Comments on an article in local paper included insights from someone calling themselves ‘OxfordNurse’ : He or she paints a bleak picture of last year’s situation :

It is unfortunately fiddling whilst Rome burns. Last year was hellish, I saw patient safety compromised countless times and a lady die in horrible pain [of] totally preventably of sepsis, she was meant to have 1 on 1 care but because of short staffing the CSW [Clinical Support Worker] was asked to look after five “1 to 1” patients. Many more patients coming to serious harm or in avoidable pain.

 

Of course they have closed beds for “safety” but there is constant pressure to reopen the beds which defeats the point in them being closed for safety.  This year quite simply will be far worse.

Without enough doctors and nurses you can shuffle the deckchairs around but you aren’t going to make any serious difference to patient safety”

In view of Hunt’s own comments on patient safety within the NHS, these sorts of insider comments are particularly chilling.  It would seem that health bosses and front-line workers realise the huge danger we are all now facing as a result of the damage already done to the health service.  Taken in context, I can see another group being set up to take a fall here – every single person that works in and uses the NHS.

We’ve already seen how weak, indecisive and lacking in leadership May is, but her behaviour now is positively murderous, at least for anyone who is likely to need health care before the spring.  And let’s face it that could be any of us.
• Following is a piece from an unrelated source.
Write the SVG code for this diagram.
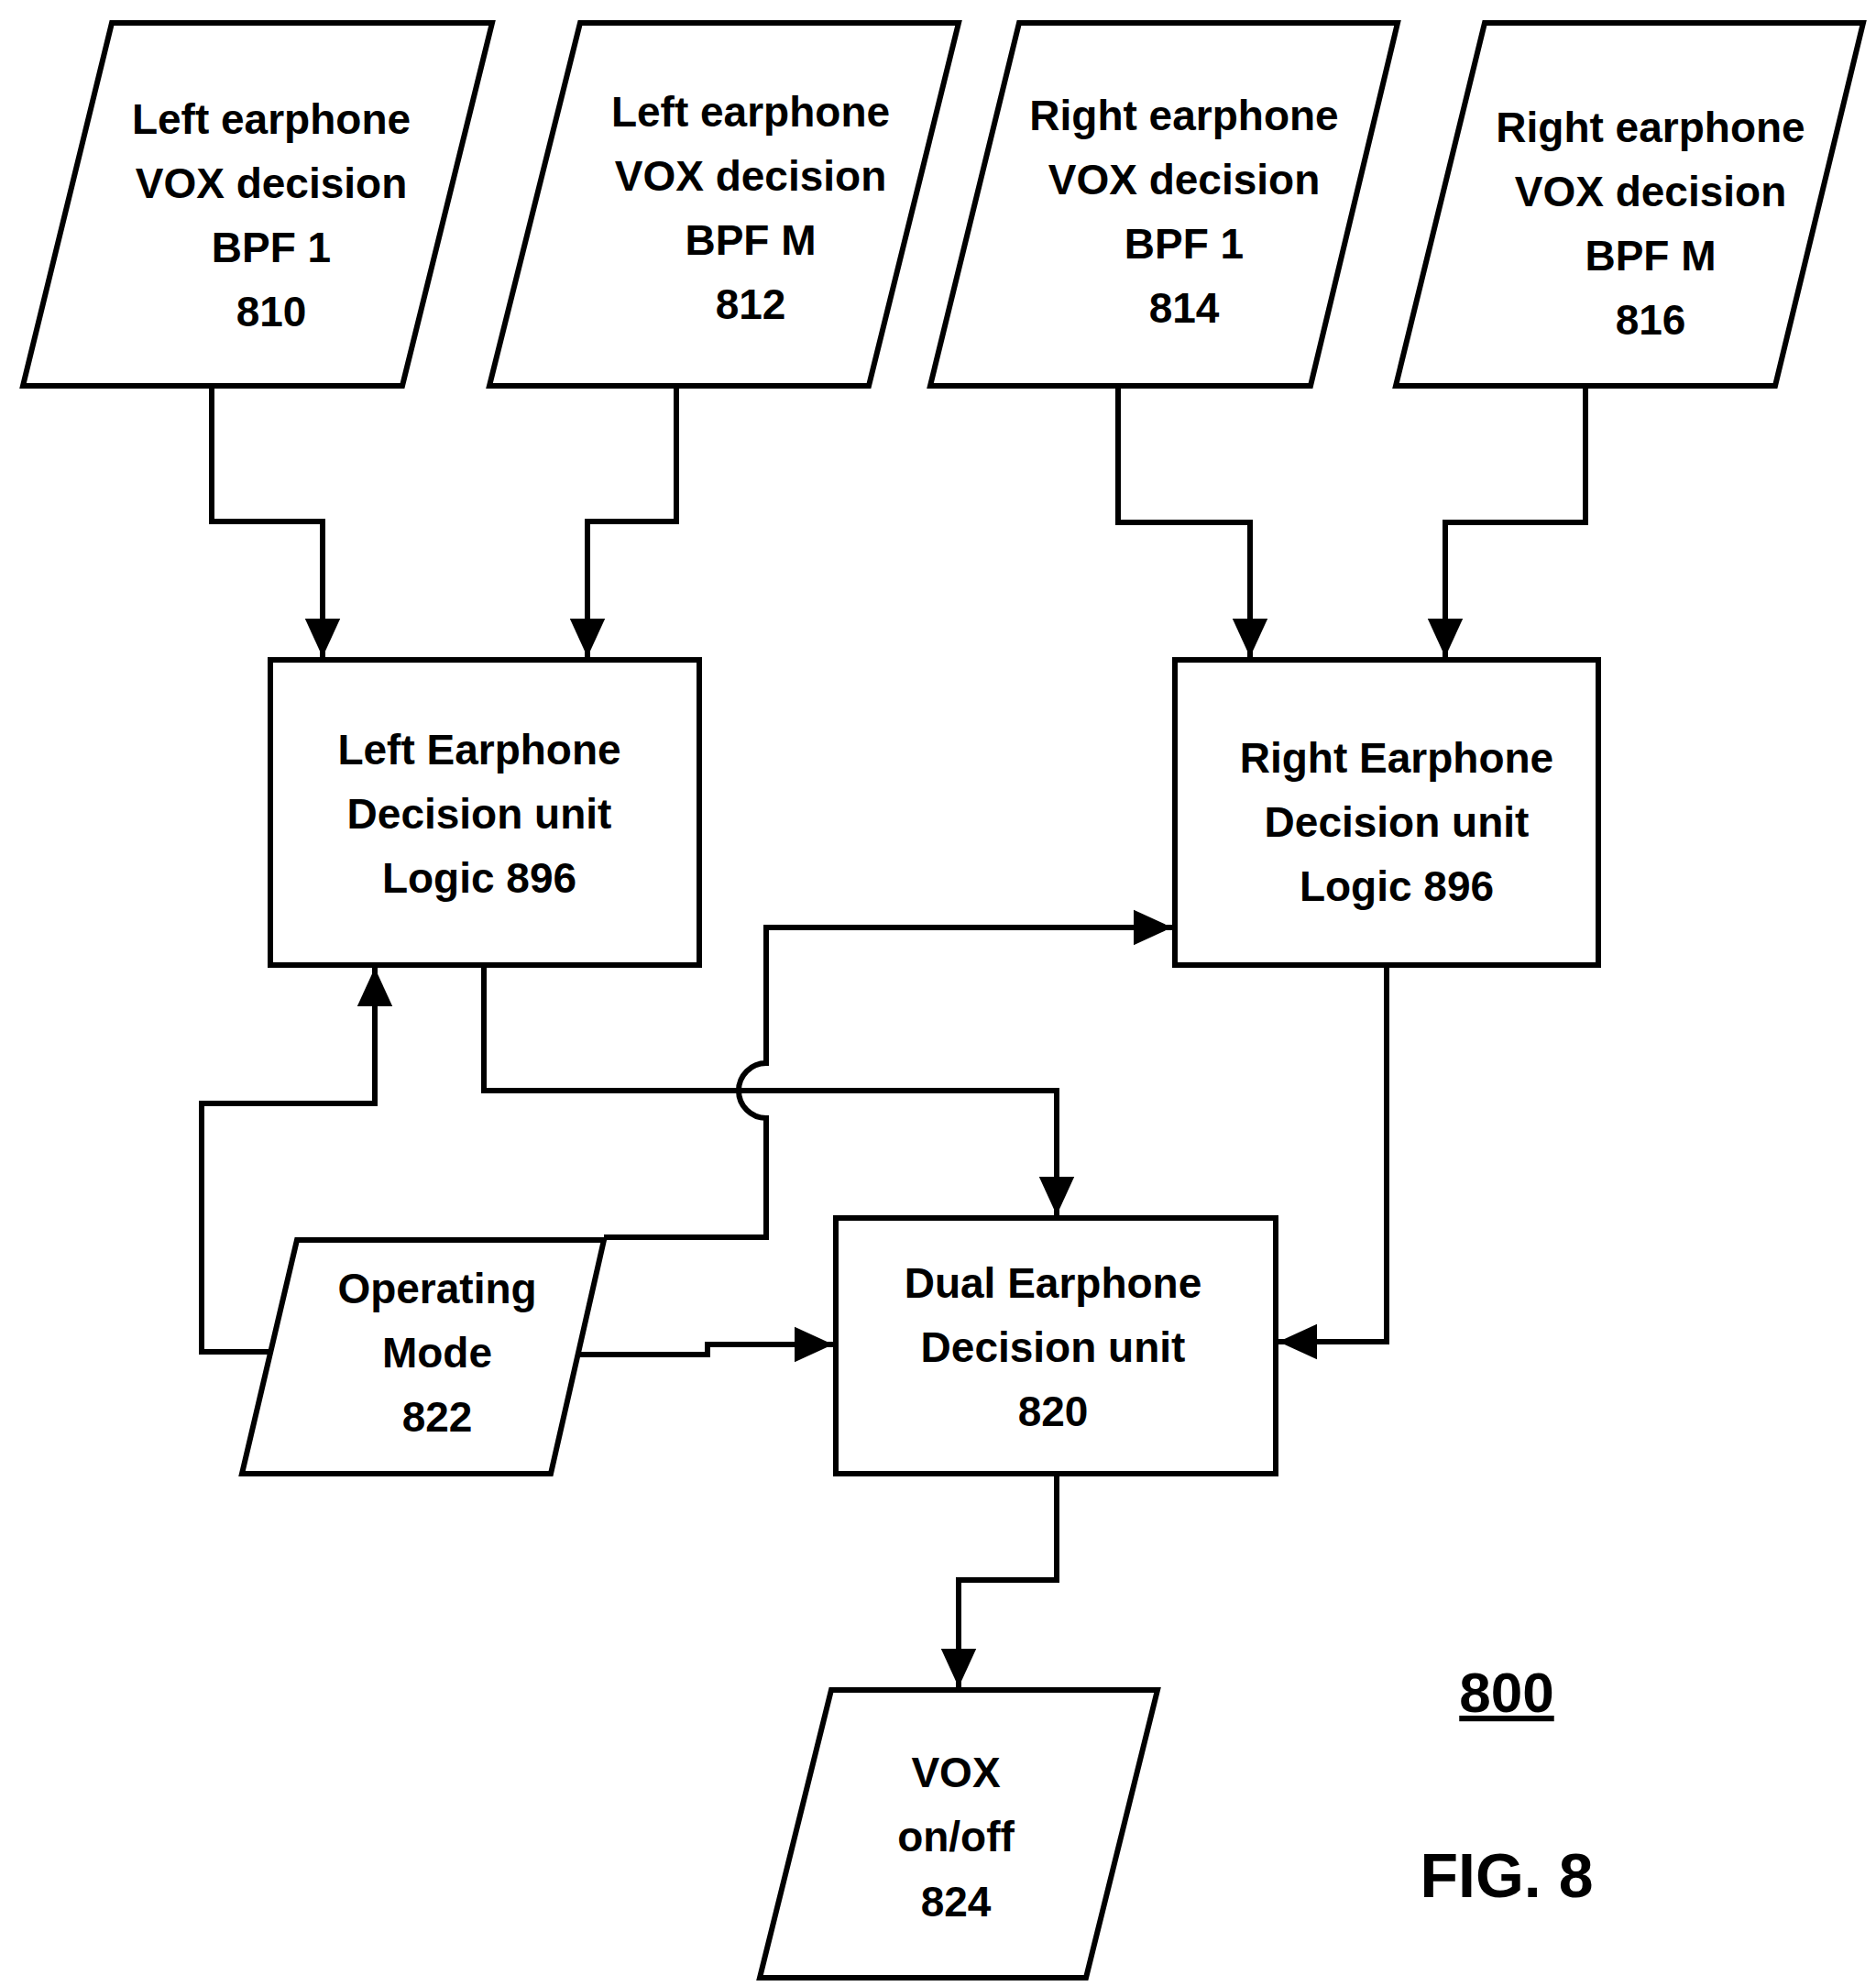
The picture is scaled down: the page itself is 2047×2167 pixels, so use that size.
<svg xmlns="http://www.w3.org/2000/svg" width="2047" height="2167" viewBox="0 0 2047 2167">
<style>
.n{fill:#fff;stroke:#000;stroke-width:6}
.t{font-family:"Liberation Sans",Arial,sans-serif;font-weight:bold;font-size:46px;text-anchor:middle}
.c{fill:none;stroke:#000;stroke-width:6;marker-end:url(#a)}
</style>
<defs><marker id="a" markerWidth="8" markerHeight="8" refX="7" refY="4" orient="auto" markerUnits="strokeWidth"><path d="M0,0.8 L7,4 L0,7.2 Z" fill="#000"/></marker></defs>
<rect width="2047" height="2167" fill="#fff"/>
<g id="n810"><polygon class="n" points="122,25 537,25 439,421 25,421"/><text class="t" x="296" y="146">Left earphone</text><text class="t" x="296" y="216">VOX decision</text><text class="t" x="296" y="286">BPF 1</text><text class="t" x="296" y="356">810</text></g>
<g id="n812"><polygon class="n" points="633,25 1046,25 948,421 534,421"/><text class="t" x="819" y="138">Left earphone</text><text class="t" x="819" y="208">VOX decision</text><text class="t" x="819" y="278">BPF M</text><text class="t" x="819" y="348">812</text></g>
<g id="n814"><polygon class="n" points="1112,25 1525,25 1430,421 1015,421"/><text class="t" x="1292" y="142">Right earphone</text><text class="t" x="1292" y="212">VOX decision</text><text class="t" x="1292" y="282">BPF 1</text><text class="t" x="1292" y="352">814</text></g>
<g id="n816"><polygon class="n" points="1620,25 2033,25 1937,421 1523,421"/><text class="t" x="1801" y="155">Right earphone</text><text class="t" x="1801" y="225">VOX decision</text><text class="t" x="1801" y="295">BPF M</text><text class="t" x="1801" y="365">816</text></g>
<g id="left"><rect class="n" x="295" y="720" width="468" height="333"/><text class="t" x="523" y="834">Left Earphone</text><text class="t" x="523" y="904">Decision unit</text><text class="t" x="523" y="974">Logic 896</text></g>
<g id="right"><rect class="n" x="1282" y="720" width="462" height="333"/><text class="t" x="1524" y="843">Right Earphone</text><text class="t" x="1524" y="913">Decision unit</text><text class="t" x="1524" y="983">Logic 896</text></g>
<g id="n820"><rect class="n" x="912" y="1329" width="480" height="279"/><text class="t" x="1149" y="1416">Dual Earphone</text><text class="t" x="1149" y="1486">Decision unit</text><text class="t" x="1149" y="1556">820</text></g>
<g id="n822"><polygon class="n" points="324,1353 659,1353 601,1608 264,1608"/><text class="t" x="477" y="1422">Operating</text><text class="t" x="477" y="1492">Mode</text><text class="t" x="477" y="1562">822</text></g>
<g id="n824"><polygon class="n" points="907,1844 1263,1844 1185,2158 829,2158"/><text class="t" x="1043" y="1950">VOX</text><text class="t" x="1043" y="2020">on/off</text><text class="t" x="1043" y="2091">824</text></g>
<g id="labels"><text class="t" x="1644" y="1868" style="font-size:62px;text-decoration:underline">800</text><text class="t" x="1644" y="2070" style="font-size:68px">FIG. 8</text></g>
<g id="connectors">
<path class="c" d="M231,421 V569 H352 V717"/>
<path class="c" d="M738,421 V569 H641 V717"/>
<path class="c" d="M1220,421 V570 H1364 V717"/>
<path class="c" d="M1730,421 V570 H1577 V717"/>
<path class="c" d="M528,1053 V1190 H1153 V1326"/>
<path class="c" d="M659,1350 H836 V1220 A30,30 0 0 1 836,1160 V1012 H1279"/>
<path class="c" d="M295,1475 H220 V1204 H409 V1056"/>
<path class="c" d="M631,1478 H772 V1467 H909"/>
<path class="c" d="M1513,1053 V1464 H1395"/>
<path class="c" d="M1153,1608 V1724 H1046 V1841"/>
</g>
</svg>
Instead of giving Simon Stevens the money and the resources he and the NHS need to function effectively, May is just using him as a patsy for her own inadequacy.  Along with Hunt, she appears to be looking forward to another disaster in the NHS as  the final nail in its coffin.

The Conservatives are essentially playing games with all our lives and it looks fairly certain that people are going to suffer and die as a result.  But rather than make things better, Theresa May’s and Jeremy Hunt’s overriding priority is simply to make damn sure they have someone else to blame.